According to Dr. Petitto, these findings would have been virtually unattainable without the use of state-of-the-art NIRS methods. "Unlike fMRI, NIRS is quiet, small, and, crucially, NIRS tolerates movement. This last feature is especially extraordinary as it lends itself ideally to the study of language, both on the tongue in spoken languages and on the hands in signed languages," Dr. Petitto says. "Typically with fMRI the subject cannot move, making the study of human language, especially the production of the jaw movements in human language and speech, especially challenging. Additionally, both the depth of recording and the temporal resolution of the NIRS system are ideal for studying language, per se. Indeed the new Hitachi ETG 4000 NIRS system is particularly well suited to the scientific study of language."
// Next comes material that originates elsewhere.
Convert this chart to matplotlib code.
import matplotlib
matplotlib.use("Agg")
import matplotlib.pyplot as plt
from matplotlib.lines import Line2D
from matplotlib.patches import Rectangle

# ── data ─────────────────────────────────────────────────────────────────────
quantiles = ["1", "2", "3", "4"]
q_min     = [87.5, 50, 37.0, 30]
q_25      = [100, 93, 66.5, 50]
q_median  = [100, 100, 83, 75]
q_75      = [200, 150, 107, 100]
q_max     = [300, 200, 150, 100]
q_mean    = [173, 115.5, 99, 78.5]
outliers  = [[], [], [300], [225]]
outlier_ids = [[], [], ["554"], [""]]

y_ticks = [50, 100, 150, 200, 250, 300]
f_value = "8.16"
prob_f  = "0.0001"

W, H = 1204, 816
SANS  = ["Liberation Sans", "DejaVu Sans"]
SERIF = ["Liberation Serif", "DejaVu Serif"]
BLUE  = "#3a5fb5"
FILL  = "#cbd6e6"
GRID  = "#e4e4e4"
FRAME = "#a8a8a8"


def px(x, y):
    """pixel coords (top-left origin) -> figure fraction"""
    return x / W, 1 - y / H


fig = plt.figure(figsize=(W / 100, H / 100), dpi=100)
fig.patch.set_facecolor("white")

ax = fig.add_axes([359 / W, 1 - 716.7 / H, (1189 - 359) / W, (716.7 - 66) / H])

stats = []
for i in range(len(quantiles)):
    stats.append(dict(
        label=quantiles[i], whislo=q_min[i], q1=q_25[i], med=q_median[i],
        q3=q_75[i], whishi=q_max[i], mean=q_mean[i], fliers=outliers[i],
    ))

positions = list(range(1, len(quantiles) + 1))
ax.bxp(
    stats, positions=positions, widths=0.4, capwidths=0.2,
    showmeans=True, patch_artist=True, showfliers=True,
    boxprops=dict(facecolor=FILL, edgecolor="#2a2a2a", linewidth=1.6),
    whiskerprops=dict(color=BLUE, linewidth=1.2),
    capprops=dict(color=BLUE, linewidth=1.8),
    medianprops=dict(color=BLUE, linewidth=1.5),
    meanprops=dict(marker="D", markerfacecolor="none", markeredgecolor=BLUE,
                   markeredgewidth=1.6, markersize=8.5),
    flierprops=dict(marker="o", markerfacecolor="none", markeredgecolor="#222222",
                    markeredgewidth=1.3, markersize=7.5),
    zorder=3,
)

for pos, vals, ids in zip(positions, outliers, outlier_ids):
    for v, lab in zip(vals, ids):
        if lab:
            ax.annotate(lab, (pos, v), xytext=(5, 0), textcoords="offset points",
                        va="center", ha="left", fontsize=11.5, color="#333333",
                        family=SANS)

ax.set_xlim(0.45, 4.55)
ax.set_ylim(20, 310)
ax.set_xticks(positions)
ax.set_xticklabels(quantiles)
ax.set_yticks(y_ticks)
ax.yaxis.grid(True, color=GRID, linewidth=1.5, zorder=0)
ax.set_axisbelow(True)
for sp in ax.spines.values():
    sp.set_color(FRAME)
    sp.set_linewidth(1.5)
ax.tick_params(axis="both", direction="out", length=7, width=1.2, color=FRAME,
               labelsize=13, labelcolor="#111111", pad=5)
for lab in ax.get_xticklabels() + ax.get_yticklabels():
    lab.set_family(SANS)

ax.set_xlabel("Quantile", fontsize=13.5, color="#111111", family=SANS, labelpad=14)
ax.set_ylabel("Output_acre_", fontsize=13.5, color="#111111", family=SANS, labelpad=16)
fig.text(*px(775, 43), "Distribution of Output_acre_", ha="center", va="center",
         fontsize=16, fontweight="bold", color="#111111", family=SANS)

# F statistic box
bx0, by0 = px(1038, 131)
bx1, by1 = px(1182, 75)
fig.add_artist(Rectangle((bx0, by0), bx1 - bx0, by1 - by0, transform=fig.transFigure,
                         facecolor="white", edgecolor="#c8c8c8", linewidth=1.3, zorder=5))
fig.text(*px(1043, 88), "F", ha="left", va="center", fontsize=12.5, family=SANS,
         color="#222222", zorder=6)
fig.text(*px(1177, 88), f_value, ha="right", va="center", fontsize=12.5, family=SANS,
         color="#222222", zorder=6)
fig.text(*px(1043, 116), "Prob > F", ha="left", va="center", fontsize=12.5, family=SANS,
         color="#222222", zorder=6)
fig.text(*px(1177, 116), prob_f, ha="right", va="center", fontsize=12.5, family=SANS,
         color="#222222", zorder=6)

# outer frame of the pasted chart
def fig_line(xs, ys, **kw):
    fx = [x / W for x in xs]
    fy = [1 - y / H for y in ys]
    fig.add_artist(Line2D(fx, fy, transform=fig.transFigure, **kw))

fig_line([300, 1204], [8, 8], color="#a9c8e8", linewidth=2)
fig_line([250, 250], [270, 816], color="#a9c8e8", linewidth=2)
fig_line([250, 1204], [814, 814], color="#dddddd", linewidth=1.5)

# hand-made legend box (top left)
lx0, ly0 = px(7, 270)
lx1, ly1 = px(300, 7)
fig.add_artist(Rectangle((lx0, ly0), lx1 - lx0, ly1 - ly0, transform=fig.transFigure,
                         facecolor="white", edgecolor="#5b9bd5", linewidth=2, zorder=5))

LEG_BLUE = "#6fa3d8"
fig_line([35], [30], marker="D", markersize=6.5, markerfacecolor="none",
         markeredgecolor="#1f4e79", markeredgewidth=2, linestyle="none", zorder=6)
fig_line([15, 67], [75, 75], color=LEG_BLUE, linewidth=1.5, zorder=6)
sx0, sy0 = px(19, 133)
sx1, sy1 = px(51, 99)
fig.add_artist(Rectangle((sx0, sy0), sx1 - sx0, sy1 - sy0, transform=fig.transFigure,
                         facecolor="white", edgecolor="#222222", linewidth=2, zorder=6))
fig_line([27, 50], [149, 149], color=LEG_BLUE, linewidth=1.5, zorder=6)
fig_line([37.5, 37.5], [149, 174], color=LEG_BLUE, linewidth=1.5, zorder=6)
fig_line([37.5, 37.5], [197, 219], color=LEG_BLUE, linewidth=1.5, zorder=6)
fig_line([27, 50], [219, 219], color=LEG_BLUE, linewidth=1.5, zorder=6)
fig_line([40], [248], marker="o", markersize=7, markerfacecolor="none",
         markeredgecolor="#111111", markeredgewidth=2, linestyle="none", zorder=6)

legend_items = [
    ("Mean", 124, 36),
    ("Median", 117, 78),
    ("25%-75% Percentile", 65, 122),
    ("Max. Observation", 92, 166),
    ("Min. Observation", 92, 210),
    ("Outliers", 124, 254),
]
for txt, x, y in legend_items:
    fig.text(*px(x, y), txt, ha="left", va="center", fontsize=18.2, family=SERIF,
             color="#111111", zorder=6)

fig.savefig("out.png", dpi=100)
In addition to answering scientific questions about the brains of infants, the Dartmouth team asserts that with advancements in NIRS, researchers will be able to detect atypical patterns of development earlier than ever before. "One day, this new information, in turn, can contribute to intervention plans to help children well before contemporary programs would have provided help. One example is children with developmental language problems who are typically not diagnosed until around ages 3 to 5. Presently, with our NIRS machine, we can encounter a young baby 'at risk' for having language processing delays well before they are uttering their first words, or even babbling," Dr. Petitto notes. "Such early detection can one day lead to early intervention during 'sensitive periods' of brain development when the child is most able to use and benefit from particular types of environmental training over others."
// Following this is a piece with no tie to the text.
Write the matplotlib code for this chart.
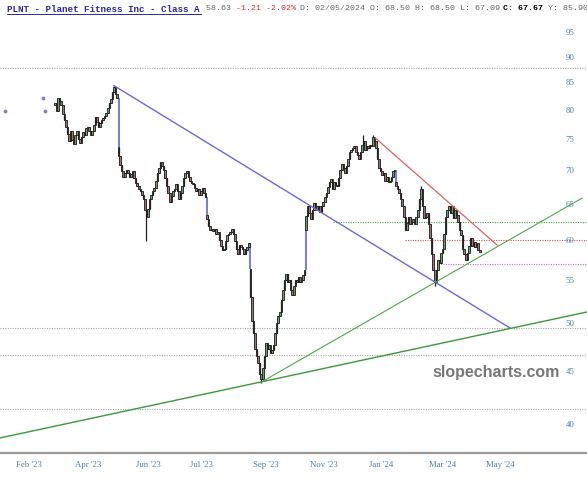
import numpy as np
import matplotlib.pyplot as plt
from matplotlib.lines import Line2D
from matplotlib.ticker import NullLocator
import matplotlib.transforms as mtransforms

# daily closes, split where the chart gaps
seg1 = [81.5, 80.0, 82.3, 81.8, 81.0, 79.5, 78.5, 77.3, 76.0, 74.8,
        76.5, 75.0, 74.3, 75.9, 76.5, 75.2, 74.6, 75.5, 76.3, 75.8,
        77.0, 77.3, 76.5, 75.9, 76.6, 77.5, 79.0, 78.0, 77.3, 77.9,
        78.5, 78.8, 79.2, 79.6, 80.5, 81.5, 82.2, 83.5, 84.3, 83.0, 82.3]
seg2 = [72.5, 71.0, 70.0, 69.2, 69.8, 70.2, 69.8, 69.2, 69.6, 70.0,
        69.0, 68.3, 67.8, 67.3, 67.0, 66.4, 65.8, 64.3, 63.3, 64.5,
        65.8, 66.5, 67.0, 67.5, 68.5, 69.7, 70.5, 71.5, 70.8, 70.2,
        69.0, 67.8, 66.8, 65.5, 66.3, 67.0, 67.3, 68.1, 67.0, 65.8,
        66.8, 67.8, 69.0, 69.7, 70.0, 69.2, 68.6, 68.3, 68.1, 67.5,
        67.0, 67.3, 66.5, 67.0, 67.5, 66.8, 66.2]
seg3 = [63.0, 62.0, 61.5, 61.6, 61.4, 61.7, 61.0, 61.2, 60.2, 59.4,
        58.8, 59.0, 60.0, 60.8, 61.0, 61.2, 61.7, 61.0, 60.1, 59.0,
        58.3, 59.5, 59.2, 59.0, 58.3, 58.8, 59.3, 59.8]
seg4 = [53.0, 50.3, 49.0, 47.3, 46.6, 45.9, 44.8, 44.3, 45.4, 46.6,
        47.9, 47.3, 47.7, 46.9, 47.2, 47.7, 49.0, 50.1, 50.9, 51.3,
        52.7, 53.9, 55.1, 55.8, 54.8, 55.1, 53.9, 53.3, 54.4, 55.1,
        54.8, 55.4, 54.8, 55.1, 55.7, 56.3]
seg5 = [63.5, 64.9, 63.8, 63.0, 64.3, 65.3, 64.8, 64.3, 64.8, 64.0,
        64.8, 65.5, 66.1, 66.8, 67.6, 68.4, 68.9, 67.3, 68.4, 68.0,
        67.8, 69.0, 70.3, 71.2, 70.6, 69.7, 70.9, 72.0, 73.1, 73.4,
        73.7, 74.0, 73.1, 72.6, 72.0, 73.1, 74.2, 74.8, 73.4, 74.0,
        73.7, 74.2, 74.0, 75.5, 74.8, 73.7, 72.0, 70.6, 70.0, 69.5,
        69.7, 68.6, 69.2, 68.4, 68.6, 69.2, 70.0, 70.3]
seg6 = [67.8, 67.3, 66.8, 65.8, 64.8, 63.3, 61.5, 62.5, 63.3, 62.3,
        62.6, 63.0, 62.3, 63.3, 64.3, 65.8, 67.3, 64.8, 63.1, 63.3,
        63.8, 62.3, 60.4, 58.3, 56.3, 54.8, 56.3, 57.6, 57.2, 58.5,
        59.0, 61.0, 63.3, 64.3, 64.8, 63.8, 64.8, 63.1, 64.3, 63.6,
        62.6, 61.5, 60.8, 59.0, 58.3, 57.6, 58.5, 59.4, 60.4, 59.4,
        59.9, 59.2, 59.8, 58.8, 58.6]
segments = [seg1, seg2, seg3, seg4, seg5, seg6]
first_open = 81.0
gap_opens = [73.9, 63.6, 56.4, 61.5, 68.4]

# long wicks (candle number, price)
wick_idx = [38, 59, 133, 199, 205, 236, 245]
wick_price = [84.6, 60.1, 43.9, 75.9, 75.8, 67.8, 54.4]

# trend lines (candle number, price)
blue_line = [(38, 84.6), (293.5, 49.55)]
red_line = [(206.5, 75.4), (285.2, 59.5)]
green_line1 = [(132.3, 43.9), (340, 66.0)]
green_line2 = [(-35.5, 38.87), (343.2, 51.33)]

gray_levels = [87.9, 49.6, 46.7, 41.4]
green_level, green_from = 62.6, 179.4
red_level, red_from = 60.2, 225.8
pink_level, pink_from = 57.1, 247.1

stray_x = [-32.3, -7.7, -6.5]
stray_y = [80.0, 82.3, 80.0]

y_ticks = [40, 45, 50, 55, 60, 65, 70, 75, 80, 85, 90, 95]
x_tick_pos = [-16.8, 21.3, 60.0, 94.2, 136.1, 173.5, 210.3, 250.3, 287.1]
x_tick_labels = ["Feb '23", "Apr '23", "Jun '23", "Jul '23", "Sep '23",
                 "Nov '23", "Jan '24", "Mar '24", "May '24"]

# build opens / closes
closes, opens, gap_x, gap_lo, gap_hi = [], [], [], [], []
prev = first_open
for k, seg in enumerate(segments):
    for j, c in enumerate(seg):
        if j == 0 and k > 0:
            o = gap_opens[k - 1]
            gap_x.append(len(closes))
            gap_lo.append(min(prev, o))
            gap_hi.append(max(prev, o))
        else:
            o = prev
        opens.append(o)
        closes.append(c)
        prev = c
closes = np.array(closes)
opens = np.array(opens)
x = np.arange(len(closes))
lows = np.minimum(opens, closes)
highs = np.maximum(opens, closes)
for i, p in zip(wick_idx, wick_price):
    lows[i] = min(lows[i], p)
    highs[i] = max(highs[i], p)

fig = plt.figure(figsize=(5.87, 4.8), dpi=100)
ax = fig.add_axes([0, 27 / 480, 1, 453 / 480])
ax.set_yscale('log')
ax.set_xlim(-35.5, 343.2)
ax.set_ylim(37.6, 102.2)

for lvl in gray_levels:
    ax.axhline(lvl, color='#a8a8a8', lw=0.8, ls=(0, (1, 1.2)), zorder=1)
ax.plot([green_from, 343.2], [green_level] * 2, color='#44aa44', lw=0.8, ls=(0, (1, 1.2)), zorder=1)
ax.plot([red_from, 343.2], [red_level] * 2, color='#e05050', lw=0.8, ls=(0, (1, 1.2)), zorder=1)
ax.plot([pink_from, 343.2], [pink_level] * 2, color='#e060e0', lw=0.8, ls=(0, (1, 1.2)), zorder=1)

up = closes >= opens
ax.vlines(x, lows, highs, color='#202020', lw=0.9, zorder=3)
ax.bar(x[up], (closes - opens)[up], bottom=opens[up], width=1.0,
       color='#6d9f6d', edgecolor='#1a1a1a', linewidth=0.6, zorder=4)
ax.bar(x[~up], (opens - closes)[~up], bottom=closes[~up], width=1.0,
       color='#a07272', edgecolor='#1a1a1a', linewidth=0.6, zorder=4)
ax.vlines(gap_x, gap_lo, gap_hi, color='#6f6fe6', lw=1.3, zorder=3)

for line, col, lw in [(blue_line, '#6a6ae0', 1.0), (red_line, '#e86060', 0.9),
                      (green_line1, '#4aa84a', 0.8), (green_line2, '#3a9a3a', 1.0)]:
    ax.plot([line[0][0], line[1][0]], [line[0][1], line[1][1]], color=col, lw=lw, zorder=5)

ax.scatter(stray_x, stray_y, s=3, color='#8080c8', zorder=5)

ax.yaxis.set_major_locator(NullLocator())
ax.yaxis.set_minor_locator(NullLocator())
trans = mtransforms.blended_transform_factory(ax.transAxes, ax.transData)
for v in y_ticks:
    ax.text(570 / 587, v, str(v), transform=trans, ha='center', va='center',
            fontsize=6.3, color='#4a80b0', family='Liberation Serif')

ax.set_xticks(x_tick_pos)
ax.set_xticklabels(x_tick_labels, fontsize=6.3, color='#4a80b0', family='Liberation Serif')
ax.tick_params(axis='x', length=0, pad=6)
for s in ['top', 'left', 'right']:
    ax.spines[s].set_visible(False)
ax.spines['bottom'].set_color('#9a9a9a')
ax.spines['bottom'].set_linewidth(1.6)

fig.text(496 / 587, 1 - 373 / 480, 'slopecharts.com', ha='center', va='center',
         fontsize=11.5, fontweight='bold', color='#777777', family='Liberation Sans')

# header line
ty = 1 - 9 / 480
fig.text(7 / 587, ty, 'PLNT - Planet Fitness Inc - Class A', fontsize=6.64,
         fontweight='bold', color='#2a2aa8', family='Liberation Mono', va='center')
fig.add_artist(Line2D([7 / 587, 201 / 587], [1 - 14 / 480] * 2, color='#2a2aa8', lw=0.7))
parts = [('58.63 ', '#666666', 'normal'), ('-1.21 -2.02% ', '#d03030', 'normal'),
         ('D: 02/05/2024 O: 68.50 H: 68.50 L: 67.09 ', '#666666', 'normal'),
         ('C: 67.67 ', '#000000', 'bold'), ('Y: 85.90', '#666666', 'normal')]
cw = 0.6 * 5.94 * 100 / 72
px = 206
for txt, col, wt in parts:
    fig.text(px / 587, ty, txt, fontsize=5.94, color=col, fontweight=wt,
             family='Liberation Mono', va='center')
    px += len(txt) * cw

fig.savefig('out.png', dpi=100)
Dr. Petitto also believes that a decade from now, brain research using NIRS will bring scientific breakthroughs as more scientists and researches will have access to the ever-growing technology. "There is no doubt in my mind that there will be an explosion of Cognitive Neuroscientists who will turn to NIRS as a new window into the formal study of higher cognition, in particular, especially higher cortical functions. I predict the field will indeed embrace this new technology. It is just a matter time before those struggling with the enormous, expensive, and highly finicky fMRI machines turn and embrace the many benefits of NIRS," Dr. Petitto says. "If we just take NIRS and its possible uses vis-à-vis language study, in addition to providing advances in basic research, I can easily see NIRS one day being in every pediatrician's office as part of his or her 'tool kit' of devices that will help doctors identify babies who may be at risk for later language processing disorders. For example, in our laboratory we have observed that very young babies who are typically developing process phonetic and syllabic units in a highly specific swatch of tissue called the superior temporal gyrus as young as three months old – and possibly earlier."
Dr. Pettito continues, "We have also seen babies at this age who show atypical recruitment of this STG tissue and, if it were my child, or my patient, a prudent suggestion would be that the child may be at risk for learning aspects of natural language. It might also suggest optimal remediation for the child, even one who is quite young. For example, the child may not be perceiving the bite-sized sound nuggets, the syllables, that make up words, or may not be able to parse the constantly varying speech stream to find the key phonetic units and their patterns of arrangements, and thus miss the 'stuff' from which we build all the words in our language."